О лицемерии говорить не приходится, поскольку лицемерие это не путинское. Он как раз абсолютно откровенен, ему нравится ставить в неловкое положение других, в частности, Клейменова, Ситтель и региональных корреспондентов. Это на них изольется раздражение зрителя — за семидесятнический стиль репортажей с мест с публичными взлетами бомбардировщиков и ледовыми тренировками инвалидов. Это они стараются угодить, суетятся и все равно безбожно затягивают процесс.
Пять часов, господи помилуй! И тогда у всех, кто смотрит этот прямой эфир по долгу службы или из личного интереса, возникают два чрезвычайно тягостных чувства.
Первое — от контраста между тем, что говорится, и тем, что в это самое время делается. В смысле объективности и гуманизации.
А второе — от напрасно потраченного времени; оно и так вряд ли ушло бы на что-то особо осмысленное, но эта трата вовсе уж никуда не годится.
И тогда закрадывается вопрос: это что, на всю мою жизнь?!
Думаю, это было главным ощущением большинства зрителей.
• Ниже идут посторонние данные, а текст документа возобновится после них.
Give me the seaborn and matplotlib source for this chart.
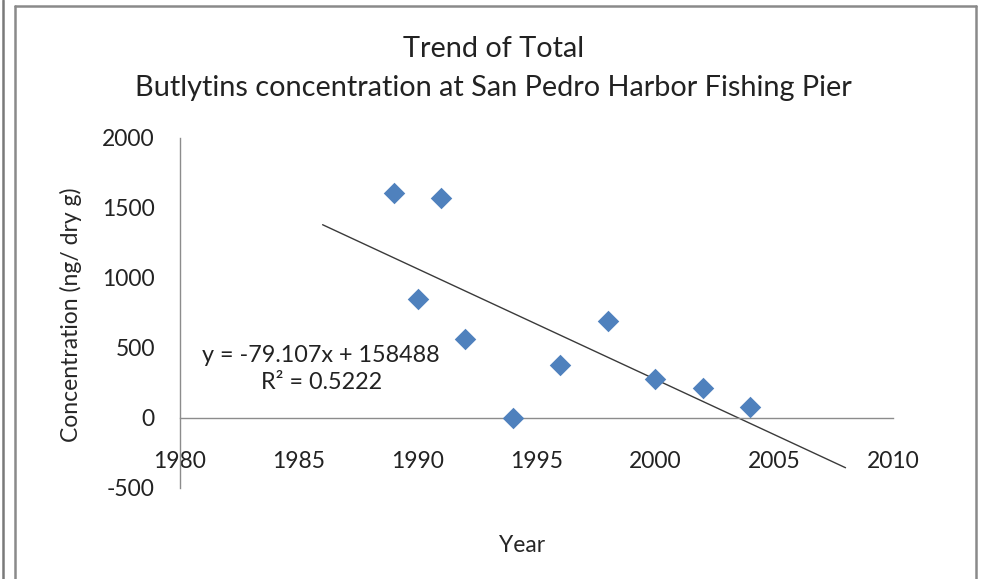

Россия может простить циничный юмор, агрессию, даже откровенную пропаганду, но, оставаясь вечным зрителем в театре собственной истории, скуки она не прощает.
Власть надо менять не тогда, когда она преступна, и не тогда, когда жестока: народ любит зрелища, особенно кровавые. И когда смешно, народ тоже любит. Он не любит только, когда нудно: не лучшая, но и не худшая черта народа-зрителя.
Следить тут надо не за рейтингом власти или оппозиции, а за рейтингом эфира. Так вот: процесс Навального в такой же прямой трансляции смотрели бы охотнее.